*GOAL OF THE EXERCISE:* Leave out the pictures, and retype only the lines from the beginning of the material through the line that contains "ctx.fillText(label, lx + 56.3, cy);", including both.

*SUPPLIED MATERIAL:*
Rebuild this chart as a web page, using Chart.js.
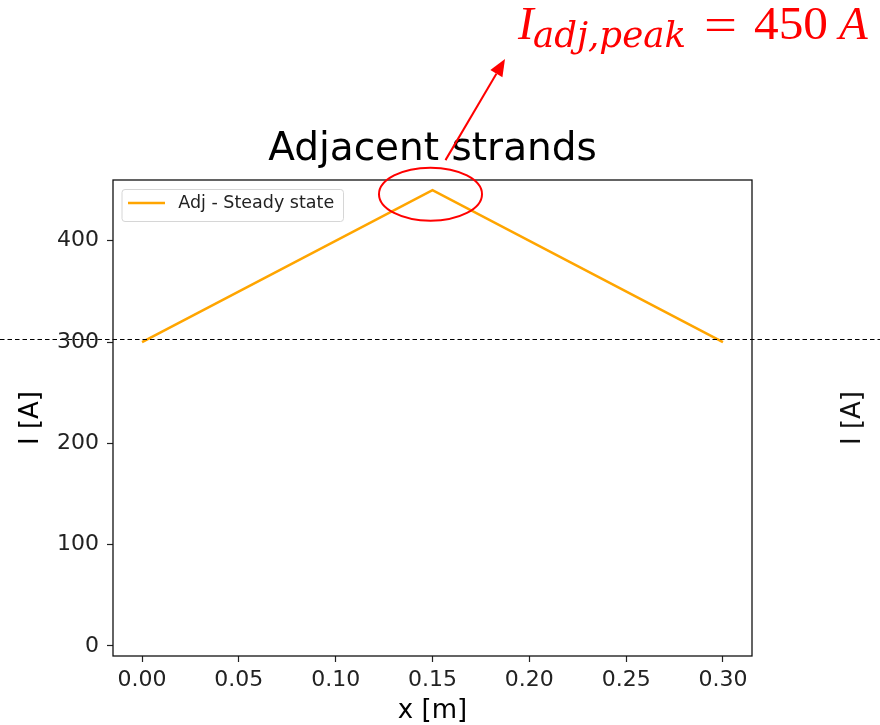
<!DOCTYPE html>
<html>
<head>
<meta charset="utf-8">
<script src="https://cdn.jsdelivr.net/npm/chart.js@4.4.1/dist/chart.umd.min.js"></script>
<style>
html,body{margin:0;padding:0;background:#fff;overflow:hidden}
#wrap{width:880px;height:725px;position:relative}
</style>
</head>
<body>
<div id="wrap"><canvas id="c" width="880" height="725"></canvas></div>
<script>
// ---- data ----
const positions = [0.00, 0.15, 0.30];
const adjSteadyState = [300, 450, 300];
const xTickValues = [0, 0.05, 0.10, 0.15, 0.20, 0.25, 0.30];
const yTickValues = [0, 100, 200, 300, 400];
const seriesLabel = 'Adj - Steady state';
const chartTitle = 'Adjacent strands';
const xAxisTitle = 'x [m]';
const yAxisTitle = 'I [A]';
const peakValue = 450;
const peakPosition = 0.15;
const referenceLevel = 303;

const ORANGE = '#FFA500';
const RED = '#FF0000';
const INK = '#222222';

function fitText(ctx, text, font, x, y, width) {
  ctx.font = font;
  const w = ctx.measureText(text).width;
  ctx.save();
  ctx.translate(x, y);
  ctx.scale(width / w, 1);
  ctx.fillText(text, 0, 0);
  ctx.restore();
}

const overlay = {
  id: 'overlay',
  beforeDraw(chart) {
    const ctx = chart.ctx;
    ctx.save();
    ctx.fillStyle = '#fff';
    ctx.fillRect(0, 0, chart.width, chart.height);
    ctx.restore();
  },
  afterDatasetsDraw(chart) {
    const ctx = chart.ctx;
    const a = chart.chartArea;
    ctx.save();
    // legend (matplotlib style, inside the axes, upper left)
    ctx.font = '17.5px "DejaVu Sans"';
    const label = chart.data.datasets[0].label;
    const tw = ctx.measureText(label).width;
    const lx = a.left + 9, ly = a.top + 9.5;
    const lw = 56.3 + tw + 9.3, lh = 32;
    ctx.beginPath();
    ctx.roundRect(lx, ly, lw, lh, 3);
    ctx.fillStyle = 'rgba(255,255,255,0.85)';
    ctx.fill();
    ctx.strokeStyle = '#d6d6d6';
    ctx.lineWidth = 1;
    ctx.stroke();
    const cy = ly + 13.5;
    ctx.beginPath();
    ctx.moveTo(lx + 6, cy);
    ctx.lineTo(lx + 43, cy);
    ctx.strokeStyle = chart.data.datasets[0].borderColor;
    ctx.lineWidth = 2.6;
    ctx.stroke();
    ctx.fillStyle = INK;
    ctx.textAlign = 'left';
    ctx.textBaseline = 'middle';
    ctx.fillText(label, lx + 56.3, cy);

    // axes frame
    ctx.strokeStyle = '#111';
    ctx.lineWidth = 1.3;
    ctx.strokeRect(a.left, a.top, a.right - a.left, a.bottom - a.top);
    ctx.restore();
  },
  afterDraw(chart) {
    const ctx = chart.ctx;
    const xs = chart.scales.x, ys = chart.scales.y;
    ctx.save();

    // reference dashed line across the whole picture
    const yRef = Math.floor(ys.getPixelForValue(referenceLevel)) + 0.5;
    ctx.beginPath();
    ctx.setLineDash([4.5, 3]);
    ctx.moveTo(0, yRef);
    ctx.lineTo(chart.width, yRef);
    ctx.strokeStyle = '#000';
    ctx.lineWidth = 1;
    ctx.stroke();
    ctx.setLineDash([]);

    // ellipse around the peak
    const px = xs.getPixelForValue(peakPosition);
    const py = ys.getPixelForValue(peakValue);
    ctx.beginPath();
    ctx.ellipse(px - 2, py + 4, 51.5, 26.5, 0, 0, Math.PI * 2);
    ctx.strokeStyle = RED;
    ctx.lineWidth = 2;
    ctx.stroke();

    // arrow
    const tx = px + 13, ty = py - 30;
    const hx = 505, hy = 59;
    const ang = Math.atan2(hy - ty, hx - tx);
    const hl = 17, hw = 7;
    const bx = hx - hl * Math.cos(ang), by = hy - hl * Math.sin(ang);
    ctx.beginPath();
    ctx.moveTo(tx, ty);
    ctx.lineTo(bx, by);
    ctx.strokeStyle = RED;
    ctx.lineWidth = 2;
    ctx.stroke();
    ctx.beginPath();
    ctx.moveTo(hx, hy);
    ctx.lineTo(bx + hw * Math.sin(ang), by - hw * Math.cos(ang));
    ctx.lineTo(bx - hw * Math.sin(ang), by + hw * Math.cos(ang));
    ctx.closePath();
    ctx.fillStyle = RED;
    ctx.fill();

    // annotation text
    ctx.fillStyle = RED;
    ctx.textBaseline = 'alphabetic';
    ctx.textAlign = 'left';
    ctx.font = 'italic 47px "Liberation Serif"';
    ctx.fillText('I', 518, 39);
    fitText(ctx, 'adj,peak', 'italic 35px "DejaVu Serif"', 533, 47, 153);
    fitText(ctx, '=', '47px "Liberation Serif"', 704, 40, 33);
    fitText(ctx, String(peakValue), '47px "Liberation Serif"', 754, 39, 74);
    ctx.font = 'italic 47px "Liberation Serif"';
    ctx.fillText('A', 839, 39);

    // clipped axis title of the neighbouring panel
    ctx.save();
    ctx.translate(853, 418);
    ctx.rotate(-Math.PI / 2);
    ctx.font = '26px "DejaVu Sans"';
    ctx.fillStyle = '#111';
    ctx.textAlign = 'center';
    ctx.textBaseline = 'middle';
    ctx.fillText(yAxisTitle, 0, 0);
    ctx.restore();

    ctx.restore();
  }
};

const points = positions.map((x, i) => ({x: x, y: adjSteadyState[i]}));

new Chart(document.getElementById('c'), {
  type: 'line',
  data: {
    datasets: [{
      label: seriesLabel,
      data: points,
      borderColor: ORANGE,
      backgroundColor: ORANGE,
      borderWidth: 2.6,
      pointRadius: 0,
      pointHoverRadius: 0,
      tension: 0,
      fill: false
    }]
  },
  options: {
    responsive: false,
    animation: false,
    devicePixelRatio: 1,
    events: [],
    layout: {padding: {top: 0, left: 0, right: 128, bottom: 0}},
    plugins: {
      tooltip: {enabled: false},
      legend: {display: false},
      title: {
        display: true,
        text: chartTitle,
        fullSize: false,
        color: '#000',
        font: {family: 'DejaVu Sans', size: 39, weight: 'normal', lineHeight: 1},
        padding: {top: 130.5, bottom: 10.5}
      }
    },
    scales: {
      x: {
        type: 'linear',
        min: -0.015,
        max: 0.315,
        afterBuildTicks: (s) => { s.ticks = xTickValues.map(v => ({value: v})); },
        afterFit: (s) => { s.height = 69; },
        grid: {display: true, drawOnChartArea: false, drawTicks: true, tickLength: 6, tickWidth: 1.2, tickColor: INK},
        border: {display: false},
        ticks: {
          font: {family: 'DejaVu Sans', size: 22},
          color: INK,
          padding: 5,
          maxRotation: 0,
          autoSkip: false,
          callback: (v) => Number(v).toFixed(2)
        },
        title: {
          display: true,
          text: xAxisTitle,
          color: '#000',
          font: {family: 'DejaVu Sans', size: 26, lineHeight: 1},
          padding: {top: 0, bottom: 1}
        }
      },
      y: {
        type: 'linear',
        min: -10,
        max: 460,
        afterBuildTicks: (s) => { s.ticks = yTickValues.map(v => ({value: v})); },
        afterFit: (s) => { s.width = 113; },
        grid: {display: true, drawOnChartArea: false, drawTicks: true, tickLength: 6, tickWidth: 1.2, tickColor: INK},
        border: {display: false},
        ticks: {
          font: {family: 'DejaVu Sans', size: 22},
          color: INK,
          padding: 8,
          autoSkip: false,
          callback: (v) => String(v)
        },
        title: {
          display: true,
          text: yAxisTitle,
          color: '#000',
          font: {family: 'DejaVu Sans', size: 26, lineHeight: 1},
          padding: {top: 18, bottom: 18}
        }
      }
    }
  },
  plugins: [overlay]
});
</script>
</body>
</html>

*TASK RESPONSE:*
Rebuild this chart as a web page, using Chart.js.
<!DOCTYPE html>
<html>
<head>
<meta charset="utf-8">
<script src="https://cdn.jsdelivr.net/npm/chart.js@4.4.1/dist/chart.umd.min.js"></script>
<style>
html,body{margin:0;padding:0;background:#fff;overflow:hidden}
#wrap{width:880px;height:725px;position:relative}
</style>
</head>
<body>
<div id="wrap"><canvas id="c" width="880" height="725"></canvas></div>
<script>
// ---- data ----
const positions = [0.00, 0.15, 0.30];
const adjSteadyState = [300, 450, 300];
const xTickValues = [0, 0.05, 0.10, 0.15, 0.20, 0.25, 0.30];
const yTickValues = [0, 100, 200, 300, 400];
const seriesLabel = 'Adj - Steady state';
const chartTitle = 'Adjacent strands';
const xAxisTitle = 'x [m]';
const yAxisTitle = 'I [A]';
const peakValue = 450;
const peakPosition = 0.15;
const referenceLevel = 303;

const ORANGE = '#FFA500';
const RED = '#FF0000';
const INK = '#222222';

function fitText(ctx, text, font, x, y, width) {
  ctx.font = font;
  const w = ctx.measureText(text).width;
  ctx.save();
  ctx.translate(x, y);
  ctx.scale(width / w, 1);
  ctx.fillText(text, 0, 0);
  ctx.restore();
}

const overlay = {
  id: 'overlay',
  beforeDraw(chart) {
    const ctx = chart.ctx;
    ctx.save();
    ctx.fillStyle = '#fff';
    ctx.fillRect(0, 0, chart.width, chart.height);
    ctx.restore();
  },
  afterDatasetsDraw(chart) {
    const ctx = chart.ctx;
    const a = chart.chartArea;
    ctx.save();
    // legend (matplotlib style, inside the axes, upper left)
    ctx.font = '17.5px "DejaVu Sans"';
    const label = chart.data.datasets[0].label;
    const tw = ctx.measureText(label).width;
    const lx = a.left + 9, ly = a.top + 9.5;
    const lw = 56.3 + tw + 9.3, lh = 32;
    ctx.beginPath();
    ctx.roundRect(lx, ly, lw, lh, 3);
    ctx.fillStyle = 'rgba(255,255,255,0.85)';
    ctx.fill();
    ctx.strokeStyle = '#d6d6d6';
    ctx.lineWidth = 1;
    ctx.stroke();
    const cy = ly + 13.5;
    ctx.beginPath();
    ctx.moveTo(lx + 6, cy);
    ctx.lineTo(lx + 43, cy);
    ctx.strokeStyle = chart.data.datasets[0].borderColor;
    ctx.lineWidth = 2.6;
    ctx.stroke();
    ctx.fillStyle = INK;
    ctx.textAlign = 'left';
    ctx.textBaseline = 'middle';
    ctx.fillText(label, lx + 56.3, cy);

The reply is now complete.